La démarche des instructrices incorpore des programmes d’interventions telles ESPACE et du Wendo simplifié. Elle rappelle que l’autodéfense est une discipline physique, mais aussi psychologique. Une partie de ses cours est utilisée à déconstruire les stéréotypes nuisibles à la confiance des femmes. « C’est une belle démarche collective, un cadeau qu’on se donne », affirme l’instructrice.


« On brise certains stéréotypes au niveau de c’est quoi se défendre comme femme. C’est tout un exercice de réappropriation personnelle, de reprise de pouvoir dans sa vie », affirme Marie-Ève Duchesne. (Crédit: Valérie Marcoux et Charles Ouellet).

 

L’autodéfense en situations réelles

 

Alain Frenette a donné des cours d’autodéfense aux résidentes de l’Université Laval. Il fut sollicité suite à l’intrusion d’un homme dans le pavillon Alphonse-Marie Parent en octobre 2016. Comme les autres instructeurs et instructrices rencontré-e-s, lui aussi travaille sur demande avec les organismes pour femmes de la région en plus de donner des cours sur une base régulière.
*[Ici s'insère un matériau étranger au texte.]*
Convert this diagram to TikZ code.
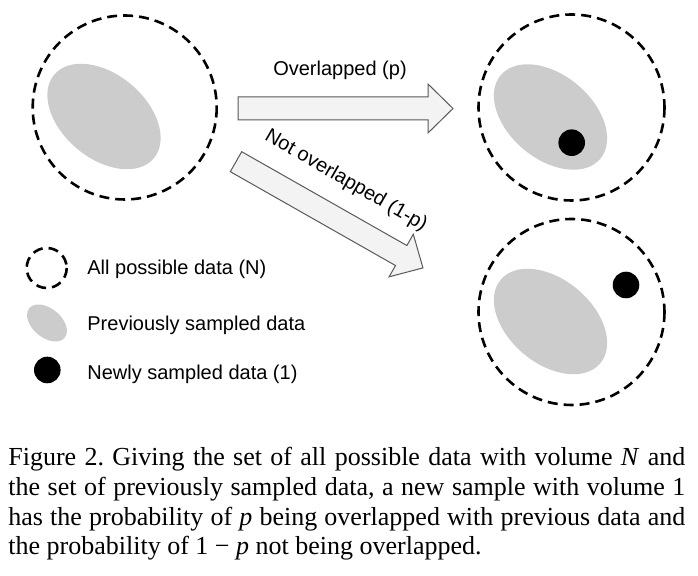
\documentclass[tikz,border=0pt]{standalone}
\usepackage{fontspec}
\setmainfont{Liberation Serif}
\newfontfamily\labelfont{Liberation Sans}
\usetikzlibrary{positioning}
\definecolor{prevgray}{HTML}{CCCCCC}
\definecolor{arrowfill}{HTML}{F3F3F3}
\definecolor{arrowline}{HTML}{595959}
\newcommand{\blockarrow}[3]{% #1 tail x, #2 tail y, #3 angle
  \begin{scope}[shift={(#1,#2)}, rotate=#3]
    \draw[arrowbox] (0,-11.5) -- (190,-11.5) -- (190,-24.5) -- (215,0) -- (190,24.5) -- (190,11.5) -- (0,11.5) -- cycle;
  \end{scope}
}
\newcommand{\prevblob}[4]{% #1 x, #2 y, #3 long radius, #4 short radius
  \fill[prevset, rotate around={-40:(#1,#2)}] (#1,#2) ellipse [x radius=#3, y radius=#4];
}

\begin{document}
\begin{tikzpicture}[x=0.5pt, y=-0.5pt,
    allset/.style={draw=black, line width=1.3pt, dash pattern=on 5pt off 3pt},
    prevset/.style={fill=prevgray},
    newdot/.style={fill=black},
    arrowbox/.style={draw=arrowline, fill=arrowfill, line width=0.5pt},
    arrowtext/.style={font=\labelfont\fontsize{10}{12}\selectfont, inner sep=0pt},
    legendtext/.style={font=\labelfont\fontsize{10}{12}\selectfont, anchor=west, inner sep=0pt},
    captiontext/.style={font=\fontsize{13}{14.85}\selectfont\frenchspacing, text width=338.5pt, align=justify, inner sep=0pt, anchor=north west}]
  \useasboundingbox (0,0) rectangle (698,576);

  % before sampling
  \draw[allset] (124.7,107.5) circle (92);
  \prevblob{104}{116.5}{65}{42}

  % overlapped case
  \draw[allset] (571.5,107.5) circle (93);
  \prevblob{550.5}{117}{65}{42}
  \fill[newdot] (571.7,142.7) circle (13.3);

  % not overlapped case
  \draw[allset] (571.5,312) circle (93);
  \prevblob{550.5}{321.5}{65}{42}
  \fill[newdot] (626,285) circle (13.3);

  % transitions
  \blockarrow{238}{108.5}{0}
  \blockarrow{236}{161.7}{-29.6}
  \node[arrowtext] (overlap) at (340,70) {Overlapped (p)};
  \node[arrowtext, rotate=-30] (notoverlap) at (346,181) {Not overlapped (1-p)};

  % legend
  \draw[allset] (46.7,268) circle (20);
  \prevblob{47}{323}{23}{14.5}
  \fill[newdot] (47.3,370) circle (13.3);
  \node[legendtext] (legall) at (87,269) {All possible data (N)};
  \node[legendtext] (legprev) at (87,325) {Previously sampled data};
  \node[legendtext] (legnew) at (87,374) {Newly sampled data (1)};

  % caption
  \node[captiontext] (caption) at (8,447) {Figure 2. Giving the set of all possible data with volume \textit{N} and\linebreak the set of previously sampled data, a new sample with volume 1\linebreak has the probability of \textit{p} being overlapped with previous data and\linebreak the probability of 1 − \textit{p} not being overlapped.};
\end{tikzpicture}
\end{document}
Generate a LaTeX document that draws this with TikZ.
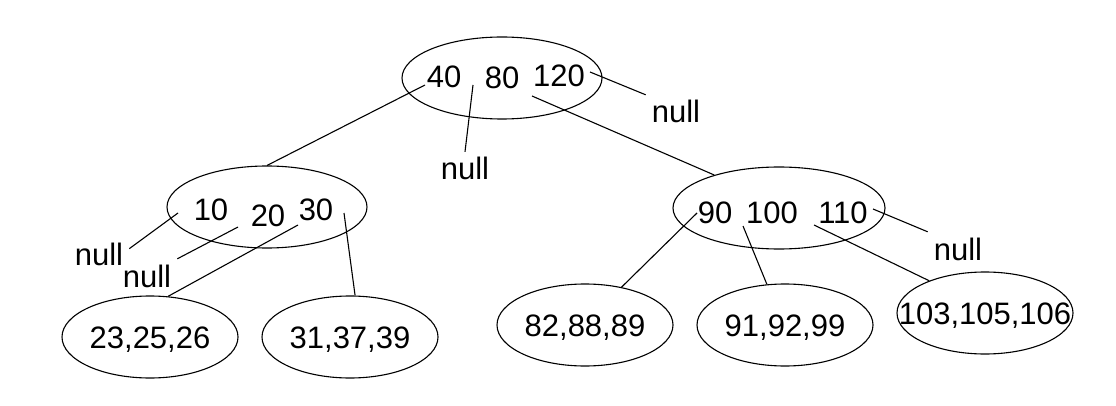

Il confirme que les inscriptions de femmes ont augmenté dans ses cours réguliers. À titre d’exemple, l’instructeur qui ne prend habituellement pas plus de 24 élèves par session en a actuellement 32. Malgré cela, il a tout de même dû en refuser. Entre 90 et 95% de sa clientèle est constituée de femmes. « Les hommes ont un gros problème d’ego. Parce que les hommes savent se battre. Ils viennent au monde et ils savent tout ça » ironise-t-il.

Après avoir passé sa première ceinture noire, Alain Frenette ne se sentait toujours pas capable de se défendre dans  un contexte d’agression. C’est ainsi qu’il a commencé son parcours dans l’autodéfense. « L’autodéfense et les arts martiaux sont deux mondes complètement différents », souligne l’instructeur.

 


« À mon avis, l’autodéfense, il faut que ça soit extrêmement simple, rapide, efficace et applicable rapidement », partage Alain Frenette. L’instructeur préfère enseigner des principes plutôt que des techniques. (Crédit: Valérie Marcoux et Charles Ouellet).